No es claro quién ganará en tal escenario de confrontación abierta, y si resulta preferible a un escenario de mayor racionalidad económica que permitiría alguna mejora de ingresos transitoria pero menos gravosa para la economía.
A modo de ejemplo, desgravar sólo por diciembre las remuneraciones (hasta un tope en pesos predeterminado) del pago de aportes personales permitiría un aumento del ingreso neto de los mismos asalariados, con mejoras proporcionales a sus ingresos. La medida tendría un tono menos impactante para los sindicalistas que desgravar ganancias, pero sería mucho más general y habría distintas formas de recuperar (al menos parcialmente) el costo fiscal de la misma. Con ello se evitaría el impacto negativo sobre el sector privado del “bono obligatorio”, una medida arbitraria e ilegal en cualquier país de mediano nivel de desarrollo.
Si los objetivos del bono son económicos, además de políticos, es una medida subóptima desde casi cualquier punto de vista. En términos de quién lo paga, cabe suponer que el bono es adicional a lo que se acuerda en convenios, ya que de no ser así (si el adicional fuera absorbido por los aumentos que se están negociando) la cuestión carecería de sentido.
Cabe asumir entonces que la medida procura que las empresas privadas aumenten forzosamente el gasto en remuneraciones en un trimestre en que el PIB está cayendo más de 6% respecto del cuarto trimestre de 2017 (a lo que le seguirá el primer cuarto de 2019 con una caída similar), los impuestos van para arriba desde septiembre y el crédito se cortó drásticamente -no tanto para el sector público que siempre tiene el recurso de acceder al FMI sino para el sector privado que carece de “prestamista de última instancia”-. Un aumento forzoso del gasto en el insumo laboral puede ser irrelevante para empresas que tengan pocos empleados y exporten la mayor parte de su producción, pero envía a concurso preventivo a empresas trabajo-intensivas y que vendan al mercado interno.

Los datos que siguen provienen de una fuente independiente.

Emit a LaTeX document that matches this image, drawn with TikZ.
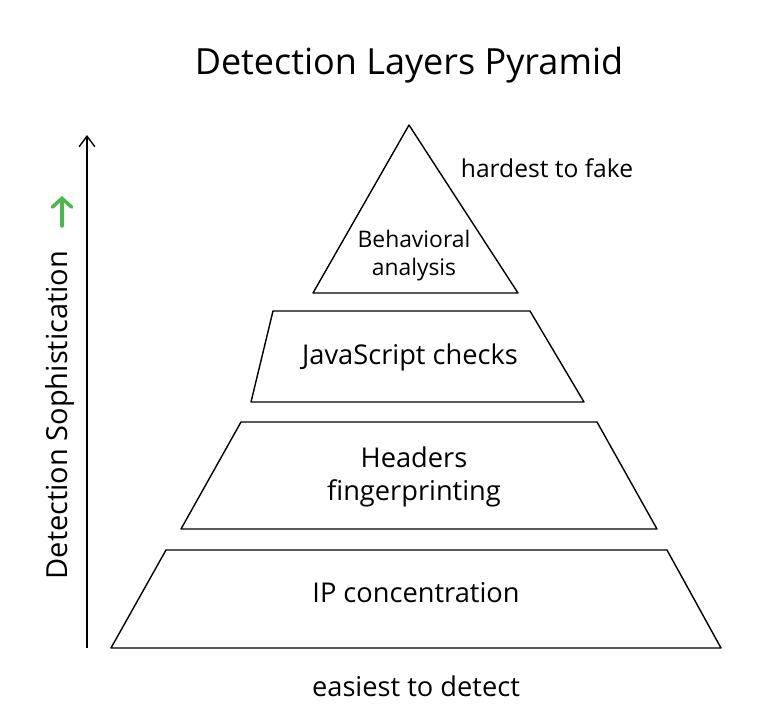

El burócrata que aceptó la idea del bono no se fijó en ello, no hubo tiempo. La CGT lo pensó mejor. Habrá que seguir de cerca la reacción de las empresas en términos de suspensiones de personal –que vienen creciendo- y de despidos –que hasta aquí crecieron menos que en recesiones previas-.
En términos del impacto del bono sobre el consumo, hay muchas cuestiones por evaluar. Si parte del bono se absorbe por los convenios el impacto es bajo. Si incluye a informales y perceptores de planes sociales, porqué el Estado tendría que involucrarse con los formales interfiriendo en la negociación colectiva? Si lo que se quiere es dar una señal para que las convenciones colectivas ajusten para arriba podría haberse utilizado el instrumento del salario mínimo (aumentar por ejemplo el mínimo desde diciembre o enero, forzando por dicha vía indirecta ajustes adicionales en los convenios colectivos), en lugar de hacer mandatorio un determinado aumento y ofrecer crédito barato al que no pueda pagarlo.
Es probable que el bono no mejore sustancialmente el consumo, que tenga costo fiscal por el traslado a otros universos no cubiertos, que la suma fija sea una pésima idea en términos distributivos por las filtraciones que favorecen a jóvenes y otras personas de familias eventualmente no pobres que perciben ingresos laborales bajos, que la suma fija deteriore incentivos, y que se incorpore más adelante como suma “remunerativa” teniendo el mismo impacto que se quería evitar.
A esta decisión sobre los salarios –cuyos resultados económicos podrían haberse logrado por mecanismos no disruptivos- se agrega la idea de trabar el mecanismo de despidos. La combinación de ambas medidas plantea un retorno al pasado del cual la retórica y los hechos parecían mostrarnos que habíamos empezado a escapar. Parece que nos equivocamos, seguimos en el “día de la marmota”.